• STATED PROBLEM: Write every entry out again exactly, please, and skip the pictures.

(Stored data)
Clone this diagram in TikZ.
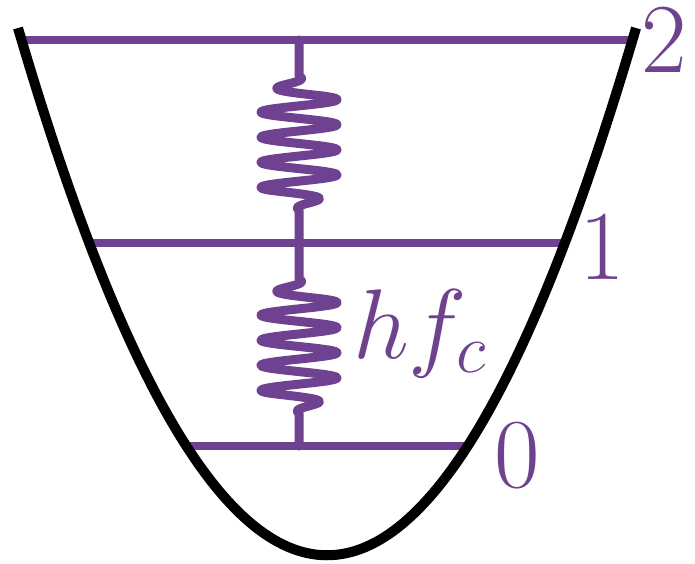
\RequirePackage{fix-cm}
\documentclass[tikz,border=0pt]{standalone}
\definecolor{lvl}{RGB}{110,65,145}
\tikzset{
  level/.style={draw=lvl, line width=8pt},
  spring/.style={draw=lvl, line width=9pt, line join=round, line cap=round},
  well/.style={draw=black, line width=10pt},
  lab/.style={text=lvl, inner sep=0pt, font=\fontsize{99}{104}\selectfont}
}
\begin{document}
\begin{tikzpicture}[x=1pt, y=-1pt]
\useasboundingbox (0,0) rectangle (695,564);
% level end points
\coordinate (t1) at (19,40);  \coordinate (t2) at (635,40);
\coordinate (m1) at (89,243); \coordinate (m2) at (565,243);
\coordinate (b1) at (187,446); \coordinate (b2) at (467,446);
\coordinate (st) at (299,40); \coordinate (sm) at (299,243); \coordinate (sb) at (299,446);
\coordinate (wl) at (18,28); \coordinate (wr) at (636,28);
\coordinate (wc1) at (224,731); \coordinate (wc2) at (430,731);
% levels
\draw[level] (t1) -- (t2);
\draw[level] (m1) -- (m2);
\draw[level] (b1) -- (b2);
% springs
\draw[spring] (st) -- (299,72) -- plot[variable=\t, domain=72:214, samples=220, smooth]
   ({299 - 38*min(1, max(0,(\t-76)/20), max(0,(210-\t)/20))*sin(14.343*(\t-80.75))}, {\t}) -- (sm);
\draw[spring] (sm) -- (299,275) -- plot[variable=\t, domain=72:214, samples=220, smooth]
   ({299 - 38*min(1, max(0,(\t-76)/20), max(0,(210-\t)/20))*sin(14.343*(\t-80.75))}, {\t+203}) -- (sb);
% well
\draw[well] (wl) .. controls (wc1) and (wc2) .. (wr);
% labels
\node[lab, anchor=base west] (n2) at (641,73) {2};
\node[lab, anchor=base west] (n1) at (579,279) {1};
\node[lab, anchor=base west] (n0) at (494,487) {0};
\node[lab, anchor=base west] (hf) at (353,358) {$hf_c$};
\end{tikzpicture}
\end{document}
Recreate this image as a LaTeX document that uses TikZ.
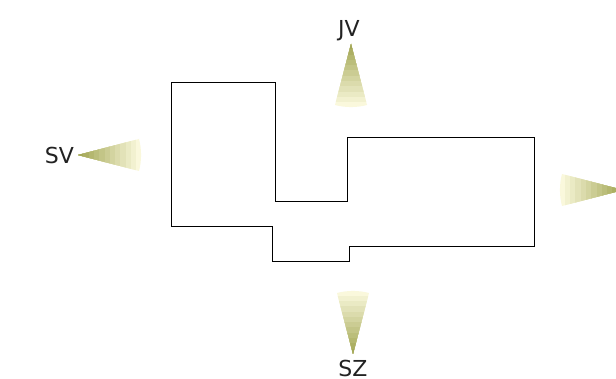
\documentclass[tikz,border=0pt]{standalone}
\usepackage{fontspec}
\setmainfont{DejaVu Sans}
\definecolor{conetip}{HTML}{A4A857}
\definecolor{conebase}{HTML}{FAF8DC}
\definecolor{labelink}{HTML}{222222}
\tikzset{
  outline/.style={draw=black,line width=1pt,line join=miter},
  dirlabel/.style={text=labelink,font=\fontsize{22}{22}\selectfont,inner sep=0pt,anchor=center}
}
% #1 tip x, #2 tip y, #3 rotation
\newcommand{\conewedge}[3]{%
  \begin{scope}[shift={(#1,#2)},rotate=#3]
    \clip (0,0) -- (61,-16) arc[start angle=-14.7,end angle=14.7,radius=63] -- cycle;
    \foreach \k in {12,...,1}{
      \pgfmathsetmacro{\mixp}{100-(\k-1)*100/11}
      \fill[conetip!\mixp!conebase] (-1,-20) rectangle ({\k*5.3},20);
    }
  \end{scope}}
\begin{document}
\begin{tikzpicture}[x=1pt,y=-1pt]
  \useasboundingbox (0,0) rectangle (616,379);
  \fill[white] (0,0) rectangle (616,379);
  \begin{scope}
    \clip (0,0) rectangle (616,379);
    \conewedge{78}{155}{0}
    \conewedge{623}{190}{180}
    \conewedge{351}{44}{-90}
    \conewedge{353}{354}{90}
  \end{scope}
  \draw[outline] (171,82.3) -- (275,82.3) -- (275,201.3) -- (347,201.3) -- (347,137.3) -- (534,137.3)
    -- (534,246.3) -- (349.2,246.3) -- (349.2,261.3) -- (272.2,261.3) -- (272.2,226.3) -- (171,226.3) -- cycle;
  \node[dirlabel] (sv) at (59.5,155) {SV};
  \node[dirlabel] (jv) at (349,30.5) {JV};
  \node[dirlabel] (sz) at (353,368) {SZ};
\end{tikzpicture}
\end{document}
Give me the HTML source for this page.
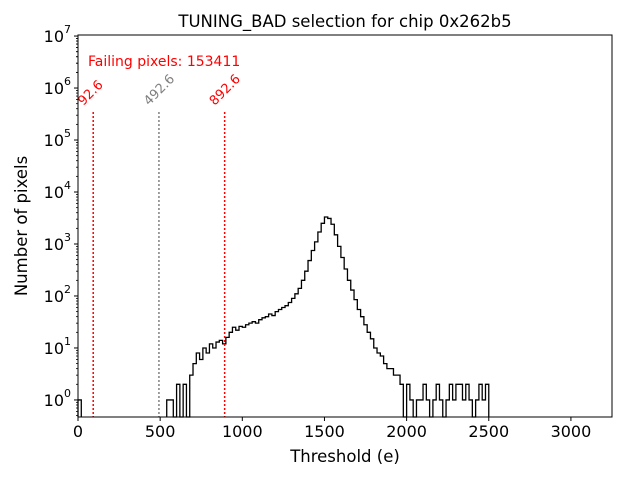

• TASK RESPONSE:
Clone this diagram in TikZ.
\RequirePackage{fix-cm}
\documentclass[tikz,border=0pt]{standalone}
\definecolor{lvl}{RGB}{110,65,145}
\tikzset{
  level/.style={draw=lvl, line width=8pt},
  spring/.style={draw=lvl, line width=9pt, line join=round, line cap=round},
  well/.style={draw=black, line width=10pt},
  lab/.style={text=lvl, inner sep=0pt, font=\fontsize{99}{104}\selectfont}
}
\begin{document}
\begin{tikzpicture}[x=1pt, y=-1pt]
\useasboundingbox (0,0) rectangle (695,564);
% level end points
\coordinate (t1) at (19,40);  \coordinate (t2) at (635,40);
\coordinate (m1) at (89,243); \coordinate (m2) at (565,243);
\coordinate (b1) at (187,446); \coordinate (b2) at (467,446);
\coordinate (st) at (299,40); \coordinate (sm) at (299,243); \coordinate (sb) at (299,446);
\coordinate (wl) at (18,28); \coordinate (wr) at (636,28);
\coordinate (wc1) at (224,731); \coordinate (wc2) at (430,731);
% levels
\draw[level] (t1) -- (t2);
\draw[level] (m1) -- (m2);
\draw[level] (b1) -- (b2);
% springs
\draw[spring] (st) -- (299,72) -- plot[variable=\t, domain=72:214, samples=220, smooth]
   ({299 - 38*min(1, max(0,(\t-76)/20), max(0,(210-\t)/20))*sin(14.343*(\t-80.75))}, {\t}) -- (sm);
\draw[spring] (sm) -- (299,275) -- plot[variable=\t, domain=72:214, samples=220, smooth]
   ({299 - 38*min(1, max(0,(\t-76)/20), max(0,(210-\t)/20))*sin(14.343*(\t-80.75))}, {\t+203}) -- (sb);
% well
\draw[well] (wl) .. controls (wc1) and (wc2) .. (wr);
% labels
\node[lab, anchor=base west] (n2) at (641,73) {2};
\node[lab, anchor=base west] (n1) at (579,279) {1};
\node[lab, anchor=base west] (n0) at (494,487) {0};
\node[lab, anchor=base west] (hf) at (353,358) {$hf_c$};
\end{tikzpicture}
\end{document}
Recreate this image as a LaTeX document that uses TikZ.
\documentclass[tikz,border=0pt]{standalone}
\usepackage{fontspec}
\setmainfont{DejaVu Sans}
\definecolor{conetip}{HTML}{A4A857}
\definecolor{conebase}{HTML}{FAF8DC}
\definecolor{labelink}{HTML}{222222}
\tikzset{
  outline/.style={draw=black,line width=1pt,line join=miter},
  dirlabel/.style={text=labelink,font=\fontsize{22}{22}\selectfont,inner sep=0pt,anchor=center}
}
% #1 tip x, #2 tip y, #3 rotation
\newcommand{\conewedge}[3]{%
  \begin{scope}[shift={(#1,#2)},rotate=#3]
    \clip (0,0) -- (61,-16) arc[start angle=-14.7,end angle=14.7,radius=63] -- cycle;
    \foreach \k in {12,...,1}{
      \pgfmathsetmacro{\mixp}{100-(\k-1)*100/11}
      \fill[conetip!\mixp!conebase] (-1,-20) rectangle ({\k*5.3},20);
    }
  \end{scope}}
\begin{document}
\begin{tikzpicture}[x=1pt,y=-1pt]
  \useasboundingbox (0,0) rectangle (616,379);
  \fill[white] (0,0) rectangle (616,379);
  \begin{scope}
    \clip (0,0) rectangle (616,379);
    \conewedge{78}{155}{0}
    \conewedge{623}{190}{180}
    \conewedge{351}{44}{-90}
    \conewedge{353}{354}{90}
  \end{scope}
  \draw[outline] (171,82.3) -- (275,82.3) -- (275,201.3) -- (347,201.3) -- (347,137.3) -- (534,137.3)
    -- (534,246.3) -- (349.2,246.3) -- (349.2,261.3) -- (272.2,261.3) -- (272.2,226.3) -- (171,226.3) -- cycle;
  \node[dirlabel] (sv) at (59.5,155) {SV};
  \node[dirlabel] (jv) at (349,30.5) {JV};
  \node[dirlabel] (sz) at (353,368) {SZ};
\end{tikzpicture}
\end{document}
Give me the HTML source for this page.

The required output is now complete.